Deal flow reflects the Mittelstand orientation and industrial heritage. Typical check sizes range from EUR 5-50 million for direct investments, with the largest offices (Quandt, Reimann, Strungmann) deploying EUR 100-500 million. About 55% of investments originate through existing business relationships rather than intermediaries. Geographic concentration is heavily domestic: roughly 45% in Germany, 25% in broader Europe, 15% in North America, and 15% in Asia-Pacific and rest of world.
BaFin regulation provides a strong supervisory framework for MFOs and asset managers. SFOs managing only principal family assets generally operate with lighter requirements. German family offices increasingly adopt ESG frameworks -- roughly 40% incorporate sustainability criteria into investment decisions, above the European average. Growing emphasis on climate and impact investing reflects both EU taxonomy requirements and genuine commitment from next-generation family principals.

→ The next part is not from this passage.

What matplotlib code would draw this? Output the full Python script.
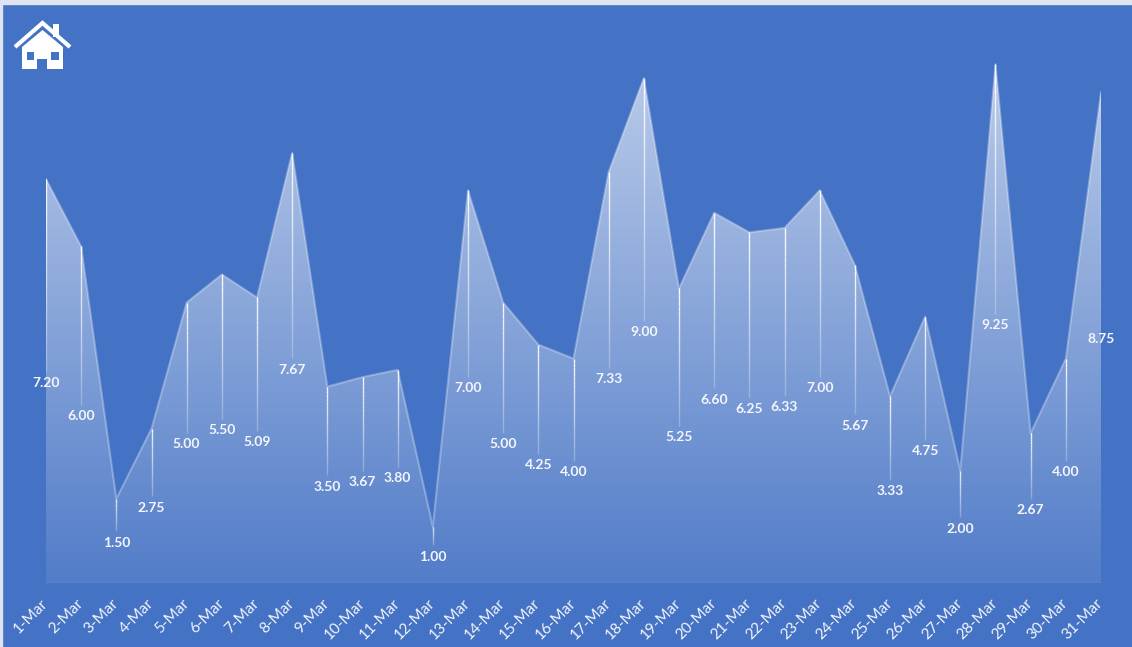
import matplotlib.pyplot as plt
import numpy as np
from matplotlib.collections import LineCollection
from matplotlib.patches import Polygon, Rectangle

days = [f'{d}-Mar' for d in range(1, 32)]
values = [7.20, 6.00, 1.50, 2.75, 5.00, 5.50, 5.09, 7.67, 3.50, 3.67, 3.80, 1.00,
          7.00, 5.00, 4.25, 4.00, 7.33, 9.00, 5.25, 6.60, 6.25, 6.33, 7.00, 5.67,
          3.33, 4.75, 2.00, 9.25, 2.67, 4.00, 8.75]

BG = '#4472C4'
W, H = 1132, 647
plt.rcParams['font.family'] = ['Lato', 'DejaVu Sans']

fig = plt.figure(figsize=(W / 100, H / 100), dpi=100, facecolor=BG)
ax = fig.add_axes([46 / W, (H - 583) / H, 1055 / W, 561 / H])
ax.set_facecolor(BG)

x = np.arange(len(values))
v = np.array(values)
ax.set_xlim(0, len(values) - 1)
ax.set_ylim(0, 10)

# area with a white gradient, stronger at the top
verts = np.column_stack([np.r_[x[0], x, x[-1]], np.r_[0, v, 0]])
area = Polygon(verts, closed=True, facecolor='none', edgecolor='none')
ax.add_patch(area)
grad = np.ones((256, 1, 4))
grad[:, 0, 3] = np.linspace(0.68, 0.08, 256)
img = ax.imshow(grad, extent=(0, len(values) - 1, 0, 10), aspect='auto',
                origin='upper', interpolation='bilinear', zorder=1)
img.set_clip_path(area)
ax.plot(x, v, color='white', alpha=0.3, lw=1.5, zorder=2)

# drop lines from each point to its label, fading downward
segs, cols = [], []
for xi, vi in zip(x, v):
    ys = np.linspace(vi, vi / 2 + 0.17, 25)
    for k in range(len(ys) - 1):
        segs.append([(xi, ys[k]), (xi, ys[k + 1])])
        cols.append((1, 1, 1, 0.95 - 0.7 * k / (len(ys) - 2)))
ax.add_collection(LineCollection(segs, colors=cols, linewidths=1, zorder=3))

for xi, vi in zip(x, v):
    ax.text(xi, vi / 2 - 0.03, f'{vi:.2f}', ha='center', va='center',
            color='#f4f6fb', fontsize=10, fontweight='bold', zorder=4)

ax.axhline(0, color='#7597d6', lw=1, zorder=2)
for s in ax.spines.values():
    s.set_visible(False)
ax.set_yticks([])
ax.set_xticks(x)
ax.set_xticklabels(days, rotation=45, ha='right', va='center',
                   rotation_mode='anchor', fontsize=11, color='#f4f6fb')
ax.tick_params(axis='x', length=0, pad=13)

# screenshot border strips
fig.patches.append(Rectangle((0, 1 - 4 / H), 1, 4 / H, transform=fig.transFigure,
                             color='#dfe4f1', zorder=10))
fig.patches.append(Rectangle((0, 0), 2 / W, 1, transform=fig.transFigure,
                             color='#dfe4f1', zorder=10))

# house icon
ov = fig.add_axes([0, 0, 1, 1], zorder=5)
ov.set_xlim(0, W)
ov.set_ylim(H, 0)
ov.axis('off')
ov.plot([15, 42.5, 70], [47, 23, 47], color='white', lw=3,
        solid_capstyle='butt', solid_joinstyle='miter')
ov.add_patch(Rectangle((53, 24), 6, 13, color='white', lw=0))
ov.add_patch(Polygon([(22, 69), (22, 47), (42.5, 30), (63, 47), (63, 69)],
                     closed=True, color='white', lw=0))
ov.add_patch(Rectangle((27, 52), 7, 8, color=BG, lw=0))
ov.add_patch(Rectangle((51, 52), 8, 8, color=BG, lw=0))
ov.add_patch(Rectangle((37, 59), 10, 10, color=BG, lw=0))

fig.savefig('out.png', dpi=100, facecolor=BG)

The German family office market benefits from deep institutional infrastructure including specialized private banks (Berenberg, Metzler, Merck Finck), a mature legal advisory market, and a sophisticated tax planning environment. Primary advisors include the Big Four accounting firms, specialized family office law practices, and an expanding network of independent wealth managers. Succession planning remains the dominant strategic concern, with roughly 65% of offices actively managing generational transitions.